Y luego está la escritura. El estilo. La literatura. Esas frases que obligan a ensuciar las páginas con el subrayador. Mejor mostrarlas en crudo.
–«Esa zona en penumbra, al sur de La Habana Vieja, buscando la cara interior de la bahía, tenía la consistencia del vacío. Las paredes desconchadas, el polvo en las columnas y los quicios mugrientos, los anchos portales melancólicos y desiertos con olor a heces y a orina, las manchas desfiguradas por otras manchas, las ventanas entreabiertas, la procesión de techos dormidos en permanente avance hacia un horizonte difuso o ausente y las emisoras de radio que transmitían telegramas para audiencias que habían emigrado o que ya, de plano, no existían. El balance de la escena sugería, sin pudor, que todo había sido siempre así y que siempre lo sería, además».
–«Cuando decía algo, las palabras, como babeadas, se le amontonaban en el bozal de tela. Morían indistinguibles, un montón de sonidos apachurrados que ni yo ni su jefe lográbamos desamarrar.
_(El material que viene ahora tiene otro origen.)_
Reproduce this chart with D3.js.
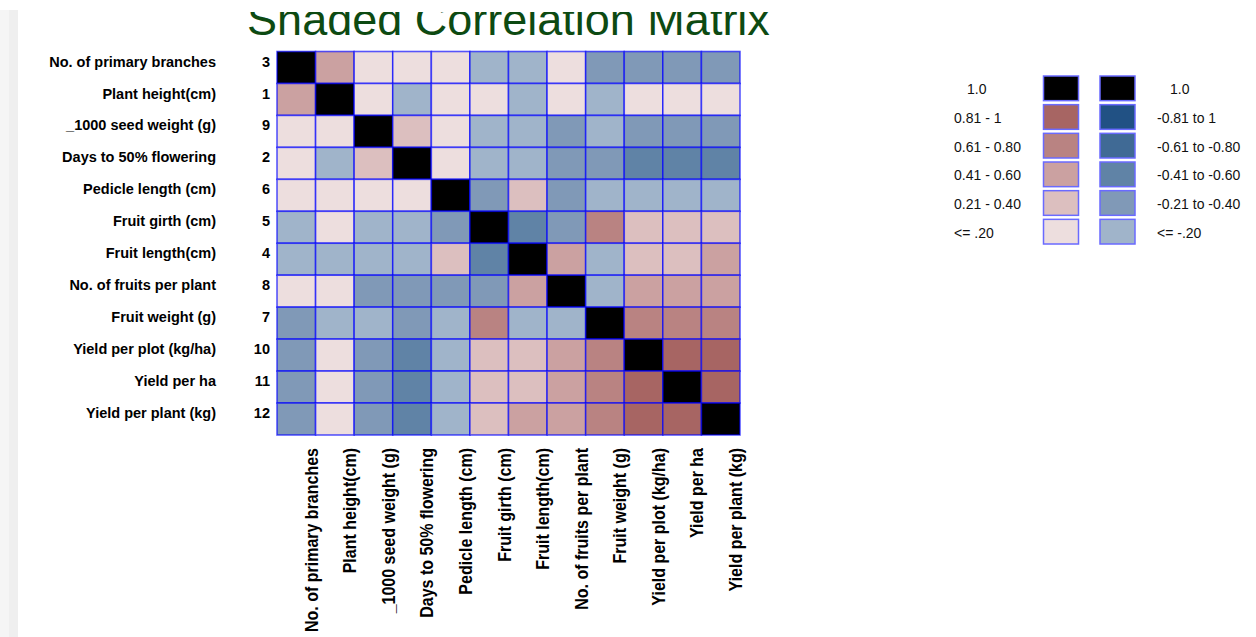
<!DOCTYPE html>
<html>
<head>
<meta charset="utf-8">
<script src="https://cdn.jsdelivr.net/npm/d3@7"></script>
<style>
  body { margin: 0; background: #fff; }
  svg text { font-family: "Liberation Sans", Arial, sans-serif; }
</style>
</head>
<body>
<svg></svg>
<script>
var width = 1256;
var height = 637;

// variable names, in matrix order
var variables = [
  "No. of primary branches", "Plant height(cm)", "_1000 seed weight (g)",
  "Days to 50% flowering", "Pedicle length (cm)", "Fruit girth (cm)",
  "Fruit length(cm)", "No. of fruits per plant", "Fruit weight (g)",
  "Yield per plot (kg/ha)", "Yield per ha", "Yield per plant (kg)"
];
var varNumbers = [3, 1, 9, 2, 6, 5, 4, 8, 7, 10, 11, 12];

// correlation estimates read from the shading
var corr = [
  [1.00, 0.47, 0.11, 0.09, 0.14, -0.16, -0.13, 0.05, -0.28, -0.31, -0.30, -0.29],
  [0.47, 1.00, 0.12, -0.15, 0.08, 0.10, -0.18, 0.13, -0.17, 0.06, 0.07, 0.06],
  [0.11, 0.12, 1.00, 0.27, 0.15, -0.14, -0.11, -0.33, -0.19, -0.32, -0.33, -0.30],
  [0.09, -0.15, 0.27, 1.00, 0.10, -0.17, -0.16, -0.29, -0.35, -0.46, -0.47, -0.45],
  [0.14, 0.08, 0.15, 0.10, 1.00, -0.36, 0.29, -0.31, -0.15, -0.17, -0.18, -0.16],
  [-0.16, 0.10, -0.14, -0.17, -0.36, 1.00, -0.44, -0.27, 0.66, 0.33, 0.34, 0.31],
  [-0.13, -0.18, -0.11, -0.16, 0.29, -0.44, 1.00, 0.48, -0.19, 0.36, 0.37, 0.44],
  [0.05, 0.13, -0.33, -0.29, -0.31, -0.27, 0.48, 1.00, -0.15, 0.52, 0.51, 0.53],
  [-0.28, -0.17, -0.19, -0.35, -0.15, 0.66, -0.19, -0.15, 1.00, 0.70, 0.69, 0.71],
  [-0.31, 0.06, -0.32, -0.46, -0.17, 0.33, 0.36, 0.52, 0.70, 1.00, 0.92, 0.90],
  [-0.30, 0.07, -0.33, -0.47, -0.18, 0.34, 0.37, 0.51, 0.69, 0.92, 1.00, 0.91],
  [-0.29, 0.06, -0.30, -0.45, -0.16, 0.31, 0.44, 0.53, 0.71, 0.90, 0.91, 1.00]
];

// legend
var posLabels = ["1.0", "0.81 - 1", "0.61 - 0.80", "0.41 - 0.60", "0.21 - 0.40", "<= .20"];
var posKeys = [1, 0.9, 0.7, 0.5, 0.3, 0.1];
var negLabels = ["1.0", "-0.81 to 1", "-0.61 to -0.80", "-0.41 to -0.60", "-0.21 to -0.40", "<= -.20"];
var negKeys = [1, -0.9, -0.7, -0.5, -0.3, -0.1];

var svg = d3.select("svg");
svg.attr('width', width).attr('height', height);

// faint page edge on the left
svg.append('rect').attr('x', 0).attr('y', 10).attr('width', 18).attr('height', height - 10).attr('fill', '#f5f5f5');
svg.append('rect').attr('x', 9).attr('y', 10).attr('width', 9).attr('height', height - 10).attr('fill', '#efefef');

var colorScale = d3.scaleThreshold()
  .domain([-0.805, -0.605, -0.405, -0.205, 0, 0.205, 0.405, 0.605, 0.805, 0.999])
  .range(['#215184', '#406a95', '#6083a6', '#8099b7', '#a0b4ca',
          '#eddede', '#dcbfbf', '#cba1a1', '#b98382', '#a76563', '#000000']);

var xScale = d3.scaleBand()
  .domain(d3.range(variables.length))
  .range([277, 740]);

var yScale = d3.scaleBand()
  .domain(d3.range(variables.length))
  .range([51.5, 435]);

var cells = [];
corr.forEach(function(row, i) {
  row.forEach(function(v, j) {
    cells.push({row: i, col: j, value: v});
  });
});

// title, top clipped as in the source
svg.append('clipPath').attr('id', 'titleClip')
  .append('rect').attr('x', 0).attr('y', 12).attr('width', width).attr('height', 60);

svg.append('text')
  .attr('clip-path', 'url(#titleClip)')
  .attr('x', (xScale.range()[0] + xScale.range()[1]) / 2)
  .attr('y', 35)
  .attr('text-anchor', 'middle')
  .attr('font-size', 45)
  .attr('fill', '#0d4a12')
  .text('Shaded Correlation Matrix');

// add cells
svg.selectAll('rect.cell')
  .data(cells)
  .enter()
  .append('rect')
  .attr('class', 'cell')
  .attr('x', function(d) { return xScale(d.col); })
  .attr('y', function(d) { return yScale(d.row); })
  .attr('width', xScale.bandwidth())
  .attr('height', yScale.bandwidth())
  .attr('fill', function(d) { return colorScale(d.value); })
  .attr('stroke', 'blue')
  .attr('stroke-opacity', 0.65)
  .attr('stroke-width', 1.6);

// row labels
svg.selectAll('text.rowlab')
  .data(variables)
  .enter()
  .append('text')
  .attr('class', 'rowlab')
  .attr('x', 216)
  .attr('y', function(d, i) { return yScale(i) + yScale.bandwidth() / 2 - 6; })
  .attr('dy', '0.35em')
  .attr('text-anchor', 'end')
  .attr('font-size', 14.5)
  .attr('font-weight', 'bold')
  .text(function(d) { return d; });

svg.selectAll('text.rownum')
  .data(varNumbers)
  .enter()
  .append('text')
  .attr('class', 'rownum')
  .attr('x', 270)
  .attr('y', function(d, i) { return yScale(i) + yScale.bandwidth() / 2 - 6; })
  .attr('dy', '0.35em')
  .attr('text-anchor', 'end')
  .attr('font-size', 14.5)
  .attr('font-weight', 'bold')
  .text(function(d) { return d; });

// column labels (slightly condensed, like the source)
svg.selectAll('text.collab')
  .data(variables)
  .enter()
  .append('text')
  .attr('class', 'collab')
  .attr('transform', function(d, i) {
    return 'translate(' + (xScale(i) + xScale.bandwidth() / 2 + 15) + ',448) rotate(-90) scale(0.89,1)';
  })
  .attr('dy', '0.35em')
  .attr('text-anchor', 'end')
  .attr('font-size', 18)
  .attr('font-weight', 'bold')
  .text(function(d) { return d; });

// legend
var legendY = d3.scaleBand()
  .domain(d3.range(posLabels.length))
  .range([76, 244])
  .paddingInner(0.14);

function legendColumn(keys, labels, boxX, textX) {
  svg.selectAll(null)
    .data(keys)
    .enter()
    .append('rect')
    .attr('x', boxX)
    .attr('y', function(d, i) { return legendY(i); })
    .attr('width', 35)
    .attr('height', legendY.bandwidth())
    .attr('fill', function(d) { return colorScale(d); })
    .attr('stroke', '#6a6aff')
    .attr('stroke-width', 1.5);

  svg.selectAll(null)
    .data(labels)
    .enter()
    .append('text')
    .attr('x', function(d, i) { return textX + (i === 0 ? 13 : 0); })
    .attr('y', function(d, i) { return legendY(i) + legendY.bandwidth() / 2 + 1; })
    .attr('dy', '0.35em')
    .attr('font-size', 14)
    .attr('fill', '#111')
    .text(function(d) { return d; });
}

legendColumn(posKeys, posLabels, 1043.5, 954);
legendColumn(negKeys, negLabels, 1100, 1157);
</script>
</body>
</html>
Extraer alguna idea de su balbuceo era como ponerse a escoger Arroz».
–«El país estaba lleno de personajes así, sujetos tristes de sesenta, setenta, que se prepararon para una guerra o una invasión que nunca tuvo lugar y que ahora se encontraban distribuidos por todas partes, custodiando plazas que ya nadie iba a destruir ni a tomar por las armas, pues era como apuñalar a un muerto».
V.
Página 122 de Los intrusos. «Ningún sueño utópico vale más que un cuerpo preso». Capítulo LVIII del Quijote: «El cautiverio es el mayor mal que puede venir a los Hombres». La libertad, querido Sancho.